Overhaul of Cyprus’s banking sector set to begin

The Central Bank of Cyprus has prepared a decree, leaked to the media on Friday night, that foresees a 37.5 percent haircut for uninsured depositors at Bank of Cyprus and which paves the way for the resolution of Cyprus Popular Bank (Laiki) to begin.

Deposits under 100,000 euros at Laiki are to be put in a “good bank” that will be merged with Bank of Cyprus, the island’s largest lender, as part of the overhaul of the financial sector that President Nicos Anastasiades agreed to in order to clinch a deal with the eurozone and the International Monetary Fund for a 10-billion-euro bailout.

Laiki customers with savings of more than 100,000 euros, which are not guaranteed by the Cypriot state, face even greater losses than uninsured Bank of Cyprus customers who will receive equity as part of the haircut. The Central Bank of Cyprus also said on Friday that capital controls on the island would be extended for another five days.

Anastasiades insisted that he has no intention of examining a possible euro exit for Cyprus. “There is no question of us experimenting with the future of our country,” he told a civil servants’ conference, during which he decried the Eurogroup’s stance on Cyprus.

The Cypriot leader also said that he would ensure there is a thorough investigation into the management of the country’s banks over recent years. His pledge came as a local website, 24h, published a list of politicians and their relatives whose loans had allegedly been written off by local banks in the last few years.

The list features the names of politicians from all parties except the Movement for Social Democracy (EDEK) and the Social Ecology Movement (KKO) and indicates that loans from 11,000 to 2.8 million euros have been waived by banks. Attorney General Petros Clerides said he would investigate the allegations.
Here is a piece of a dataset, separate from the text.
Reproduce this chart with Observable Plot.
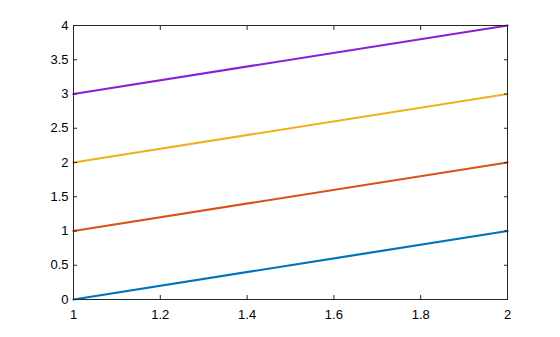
<!DOCTYPE html>
<html>
<head>
<meta charset="utf-8">
<script src="https://cdn.jsdelivr.net/npm/d3@7"></script>
<script src="https://cdn.jsdelivr.net/npm/@observablehq/plot@0.6"></script>
<style>
  html, body { margin: 0; padding: 0; background: #fff; }
  svg { display: block; }
</style>
</head>
<body>
<div id="chart"></div>
<script>
const xValues = [1, 2];
const series1 = [0, 1];
const series2 = [1, 2];
const series3 = [2, 3];
const series4 = [3, 4];
const seriesNames = ["s1", "s2", "s3", "s4"];
const seriesColors = ["#0072BD", "#D95319", "#EDB120", "#8A1FD8"];
const xTicks = [1, 1.2, 1.4, 1.6, 1.8, 2];
const yTicks = [0, 0.5, 1, 1.5, 2, 2.5, 3, 3.5, 4];

const allSeries = [series1, series2, series3, series4];
const rows = [];
allSeries.forEach((ys, i) => ys.forEach((y, j) => rows.push({x: xValues[j], y, s: seriesNames[i]})));

const fmt = d => String(d);

const chart = Plot.plot({
  width: 560,
  height: 337,
  marginLeft: 73,
  marginRight: 53,
  marginTop: 25,
  marginBottom: 38,
  style: {fontFamily: "'Liberation Sans', Arial, Helvetica, sans-serif", fontSize: "13px", color: "#000", background: "#fff"},
  x: {domain: [1, 2]},
  y: {domain: [0, 4]},
  color: {domain: seriesNames, range: seriesColors},
  marks: [
    Plot.line(rows, {x: "x", y: "y", z: "s", stroke: "s", strokeWidth: 2.2}),
    Plot.frame({stroke: "#262626", strokeWidth: 1}),
    Plot.axisX({anchor: "bottom", ticks: xTicks, tickSize: -4, tickPadding: 14, tickFormat: fmt, label: null, stroke: "#262626", fill: "#000"}),
    Plot.axisX({anchor: "top", ticks: xTicks, tickSize: -4, tickFormat: () => "", label: null, stroke: "#262626"}),
    Plot.axisY({anchor: "left", ticks: yTicks, tickSize: -4, tickPadding: 9, tickFormat: fmt, label: null, stroke: "#262626", fill: "#000"}),
    Plot.axisY({anchor: "right", ticks: yTicks, tickSize: -4, tickFormat: () => "", label: null, stroke: "#262626"})
  ]
});
document.getElementById("chart").appendChild(chart);
</script>
</body>
</html>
It was also revealed on Friday that Russian Foreign Minister Sergey Lavrov extended an invitation to his Cypriot counterpart Ioannis Kasoulides to visit Moscow. Cyprus failed in a last-ditch attempt earlier this month to convince Russia to invest further in the island’s economy. Moscow extended a 2.5-billion-euro loan to Nicosia in 2011. It is set to improve the terms of this loan to ease the burden on Cyprus.